Лицо первого Дьявола было полумужское, полуженское, а в линиях тела его была мягкость античных Вакхов. Его томные, неопределенно темного цвета глаза были похожи на фиалки, еще отягощенные крупными каплями дождя, а полураскрытые губы — на раскаленные курильницы, от которых исходил запах духов; и каждый раз, как он вздыхал, насекомые, пахнущие мускатом, вспыхивали, порхая» в его горячем дыхании.
Вокруг его пурпурной туники обвивалась, как пояс, переливчатая змея, которая, подняв голову, томно обращала к нему огненные глаза свои. На живом поясе висели склянки, полные темных зелий, сверкающие ножи и хирургические инструменты. В правой руке держал он еще одну склянку, с ярко-красной жидкостью и с ярлычком, на котором были написаны странные слова: «Пейте, сие есть кровь моя бальзам истинный». А в левой руке была у него скрипка, служащая, несомненно, для выражения его наслаждений и мук и для распространения его безумной заразы на ночных шабашах.
На нежных ногах его висело, влачась, по нескольку звеньев разорванной золотой цепи; они стесняли его движения; тогда он опускал глаза и тщеславно разглядывал ногти на пальцах ног, сверкающие и глянцевые, как хорошо отполированные камни.
Он смотрел на меня своими неисцелимо пронзающими глазами, источающими коварное очарование, и прельстительным голосом говорил: «Если ты хочешь, если ты хочешь, я сделаю тебя властителем душ, всякая живая плоть станет тебе послушней, чем глина послушна ваятелю, и ты познаешь неиссякаемое наслаждение терять себя, чтобы забываться в другом, и привлекать к себе души так, чтобы они сливались с твоею».
И я ответил ему: «Покорно благодарю!
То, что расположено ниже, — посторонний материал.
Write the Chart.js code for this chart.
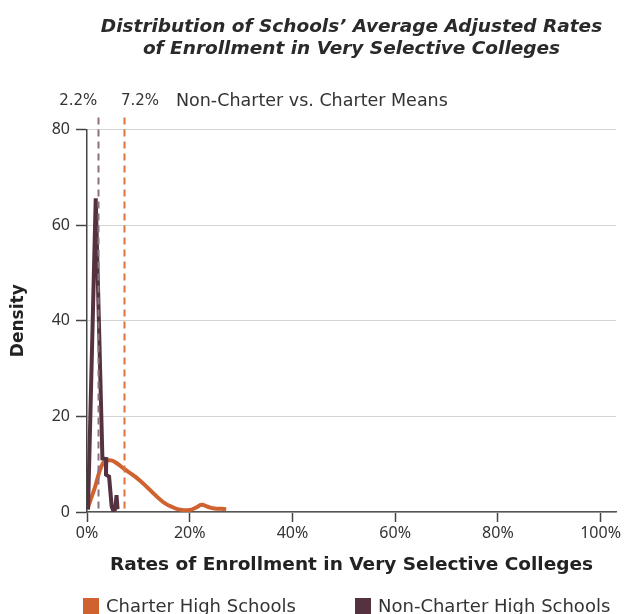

Мне нечего делать с этой оравой, которая стоит, конечно, не больше, чем мое бедное я. Хоть мне стыдно кое-что вспоминать — я не хочу забывать ничего; и даже если бы я не знал тебя, старый урод, — твои таинственные ножи, твои подозрительные склянки, цепи, которыми спутаны твои ноги, — все это знаки, достаточно ясно говорящие о неудобствах дружбы с тобой. Оставь свои дары у себя».
У второго Дьявола не было ни этого полутрагического, полусмеющегося выражения, ни этой прелестной вкрадчивости, ни нежной, благоухающей красоты. Это был огромный человек, с толстым безглазым лицом, его тяжелое брюхо свисало на ноги; вся кожа его была позолочена и разрисована, точно татуирована, множеством мелких движущихся картинок, изображающих многочисленные примеры мировой нищеты. Тут были чахлые человечки, удавившие сами себя; маленькие, исхудалые, гномы-уродцы, умоляющие глаза которых еще настойчивее выпрашивают милостыню, чем трясущиеся руки; были и старые матери, держащие недоносков у истощенных грудей. Было еще много другого.
Жирный Дьявол постукивал кулаком по огромному чреву — и оттуда доносился протяжный и гулкий звон металла, переходивший в стон многих человеческих голосов. И, бесстыдно показывая испорченные зубы, Дьявол смеялся раскатистым смехом, как смеются известные люди всех стран, когда они слишком хорошо пообедают.